The capacity of convolutional decoders must be matched to the information content of the latent variable: overly powerful decoders tend to ignore $z$ (posterior collapse), while low-capacity decoders underfit local structure (Yang et al., 2017). KL annealing and auxiliary objectives are effective in preventing collapse, especially in text. Injecting $z$ at every decoding step via concatenation, and using residual and dilated convolutions, enables deep architectures without optimization difficulties.

In vision, replacing pixel-wise losses with deep feature perceptual losses (e.g., VGG19) enforces perceptually meaningful reconstructions and significantly improves spatial correlation and visual fidelity (Hou et al., 2016).

For scientific imaging, the ability to model explicit noise distributions in the decoder allows unsupervised denoising and enables uncertainty quantification and hypothesis generation (e.g., diverse OCR or segmentation outputs) (Prakash et al., 2020).

7. Impact, Limitations, and Future Directions

The integration of convolutional architectures within the VAE framework has led to advances in generative modeling for diverse data modalities, including spatial data (images, microscopy), sequential data (text), and settings requiring uncertainty-aware restoration. The fully unsupervised DivNoising approach demonstrates that under suitable noise modeling, VAEs can achieve or exceed supervised approaches without clean ground-truth pairs (Prakash et al., 2020).
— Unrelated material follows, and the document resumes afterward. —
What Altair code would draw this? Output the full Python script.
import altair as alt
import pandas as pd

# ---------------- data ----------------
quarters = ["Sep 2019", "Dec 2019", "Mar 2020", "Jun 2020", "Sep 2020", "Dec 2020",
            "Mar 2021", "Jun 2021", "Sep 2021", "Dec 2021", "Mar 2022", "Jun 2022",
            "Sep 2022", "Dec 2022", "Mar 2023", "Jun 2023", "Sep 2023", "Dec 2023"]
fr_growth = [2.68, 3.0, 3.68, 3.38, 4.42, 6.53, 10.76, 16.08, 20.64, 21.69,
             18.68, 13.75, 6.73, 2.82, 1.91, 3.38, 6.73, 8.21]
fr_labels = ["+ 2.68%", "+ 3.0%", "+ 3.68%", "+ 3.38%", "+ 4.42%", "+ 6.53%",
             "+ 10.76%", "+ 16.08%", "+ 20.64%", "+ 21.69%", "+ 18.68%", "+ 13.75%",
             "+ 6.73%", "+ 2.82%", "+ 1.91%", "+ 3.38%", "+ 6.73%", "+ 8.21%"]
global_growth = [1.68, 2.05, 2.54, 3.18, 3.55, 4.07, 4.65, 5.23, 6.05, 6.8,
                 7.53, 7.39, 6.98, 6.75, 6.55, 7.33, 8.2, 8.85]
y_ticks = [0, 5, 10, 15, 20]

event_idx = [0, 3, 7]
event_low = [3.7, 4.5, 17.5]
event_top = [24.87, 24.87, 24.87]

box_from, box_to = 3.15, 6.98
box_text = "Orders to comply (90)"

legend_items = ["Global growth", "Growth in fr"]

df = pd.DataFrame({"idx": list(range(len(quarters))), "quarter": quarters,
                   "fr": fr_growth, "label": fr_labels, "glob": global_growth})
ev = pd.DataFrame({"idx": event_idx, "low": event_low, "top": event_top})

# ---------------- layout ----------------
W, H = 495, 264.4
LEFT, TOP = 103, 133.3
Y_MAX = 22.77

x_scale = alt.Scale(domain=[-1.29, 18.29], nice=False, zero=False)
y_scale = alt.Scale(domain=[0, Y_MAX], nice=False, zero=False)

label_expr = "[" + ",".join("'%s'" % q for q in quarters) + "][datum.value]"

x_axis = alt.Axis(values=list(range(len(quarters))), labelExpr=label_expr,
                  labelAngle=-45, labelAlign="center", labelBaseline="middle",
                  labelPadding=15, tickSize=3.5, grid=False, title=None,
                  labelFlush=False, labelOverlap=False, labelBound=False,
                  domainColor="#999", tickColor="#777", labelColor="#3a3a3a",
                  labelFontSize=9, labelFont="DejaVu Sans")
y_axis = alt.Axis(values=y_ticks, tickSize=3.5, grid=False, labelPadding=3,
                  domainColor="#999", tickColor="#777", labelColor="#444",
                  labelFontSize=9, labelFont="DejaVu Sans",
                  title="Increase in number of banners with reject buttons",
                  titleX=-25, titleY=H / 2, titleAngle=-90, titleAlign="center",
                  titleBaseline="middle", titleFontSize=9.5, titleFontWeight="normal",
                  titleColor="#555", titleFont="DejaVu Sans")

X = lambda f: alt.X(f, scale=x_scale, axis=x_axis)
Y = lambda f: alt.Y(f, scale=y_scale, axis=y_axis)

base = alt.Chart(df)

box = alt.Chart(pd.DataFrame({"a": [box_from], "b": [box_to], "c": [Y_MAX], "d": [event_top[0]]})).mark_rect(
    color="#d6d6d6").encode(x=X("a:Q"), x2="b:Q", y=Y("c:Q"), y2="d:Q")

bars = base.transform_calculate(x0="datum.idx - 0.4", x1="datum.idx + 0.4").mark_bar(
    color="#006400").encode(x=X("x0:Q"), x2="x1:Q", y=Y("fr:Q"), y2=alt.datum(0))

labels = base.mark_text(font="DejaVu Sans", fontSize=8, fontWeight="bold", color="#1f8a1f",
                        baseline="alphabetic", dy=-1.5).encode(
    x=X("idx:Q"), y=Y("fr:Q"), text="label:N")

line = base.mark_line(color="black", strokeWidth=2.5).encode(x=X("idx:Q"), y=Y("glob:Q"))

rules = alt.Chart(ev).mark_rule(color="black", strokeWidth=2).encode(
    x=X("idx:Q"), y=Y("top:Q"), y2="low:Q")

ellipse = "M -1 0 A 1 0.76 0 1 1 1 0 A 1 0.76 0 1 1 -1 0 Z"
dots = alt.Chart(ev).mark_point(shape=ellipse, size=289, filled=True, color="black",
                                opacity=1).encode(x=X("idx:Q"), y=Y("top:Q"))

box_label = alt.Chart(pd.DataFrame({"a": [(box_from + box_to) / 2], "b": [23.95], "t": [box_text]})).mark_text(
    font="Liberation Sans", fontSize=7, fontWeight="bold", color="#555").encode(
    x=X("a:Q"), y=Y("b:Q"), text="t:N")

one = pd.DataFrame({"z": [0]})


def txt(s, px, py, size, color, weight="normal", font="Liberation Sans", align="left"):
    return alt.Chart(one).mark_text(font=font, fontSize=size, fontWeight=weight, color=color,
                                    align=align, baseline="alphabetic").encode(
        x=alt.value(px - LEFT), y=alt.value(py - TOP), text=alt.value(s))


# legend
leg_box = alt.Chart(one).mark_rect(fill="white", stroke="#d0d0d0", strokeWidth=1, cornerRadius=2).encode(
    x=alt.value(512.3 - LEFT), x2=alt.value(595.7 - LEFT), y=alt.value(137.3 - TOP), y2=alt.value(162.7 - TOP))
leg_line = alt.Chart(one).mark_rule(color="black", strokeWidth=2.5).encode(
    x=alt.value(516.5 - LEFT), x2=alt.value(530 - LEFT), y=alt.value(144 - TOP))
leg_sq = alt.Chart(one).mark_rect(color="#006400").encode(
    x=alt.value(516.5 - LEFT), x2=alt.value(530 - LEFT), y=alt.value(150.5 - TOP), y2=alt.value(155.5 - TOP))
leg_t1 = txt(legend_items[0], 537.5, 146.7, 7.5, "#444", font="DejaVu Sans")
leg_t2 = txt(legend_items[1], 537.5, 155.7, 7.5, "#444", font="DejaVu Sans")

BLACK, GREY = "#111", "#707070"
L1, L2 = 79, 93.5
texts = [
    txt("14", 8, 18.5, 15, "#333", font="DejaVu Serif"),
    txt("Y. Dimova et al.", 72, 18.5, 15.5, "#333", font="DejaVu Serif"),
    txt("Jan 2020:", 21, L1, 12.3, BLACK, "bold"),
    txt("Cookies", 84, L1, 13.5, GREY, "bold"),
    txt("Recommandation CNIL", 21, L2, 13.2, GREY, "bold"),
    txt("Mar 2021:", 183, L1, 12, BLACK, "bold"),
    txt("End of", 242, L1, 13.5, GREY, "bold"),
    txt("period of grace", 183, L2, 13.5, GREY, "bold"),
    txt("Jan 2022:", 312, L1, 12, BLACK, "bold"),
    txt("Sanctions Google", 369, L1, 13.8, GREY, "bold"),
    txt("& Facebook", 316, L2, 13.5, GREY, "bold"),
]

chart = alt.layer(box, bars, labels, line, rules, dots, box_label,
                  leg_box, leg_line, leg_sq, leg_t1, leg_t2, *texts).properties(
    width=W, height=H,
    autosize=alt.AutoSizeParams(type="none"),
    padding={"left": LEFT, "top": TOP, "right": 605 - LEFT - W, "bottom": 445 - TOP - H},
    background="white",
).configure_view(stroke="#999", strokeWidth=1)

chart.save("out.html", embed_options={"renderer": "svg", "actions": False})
However, issues such as posterior collapse, the trade-off between local modeling and latent variable utilization, and the selection of appropriate loss functions and decoder capacity remain central challenges. Ongoing research explores more expressive decoders, improved training schedules, and further domain adaptation. The role of sophisticated perceptual metrics and hierarchical latent structures is increasingly prominent in recent work.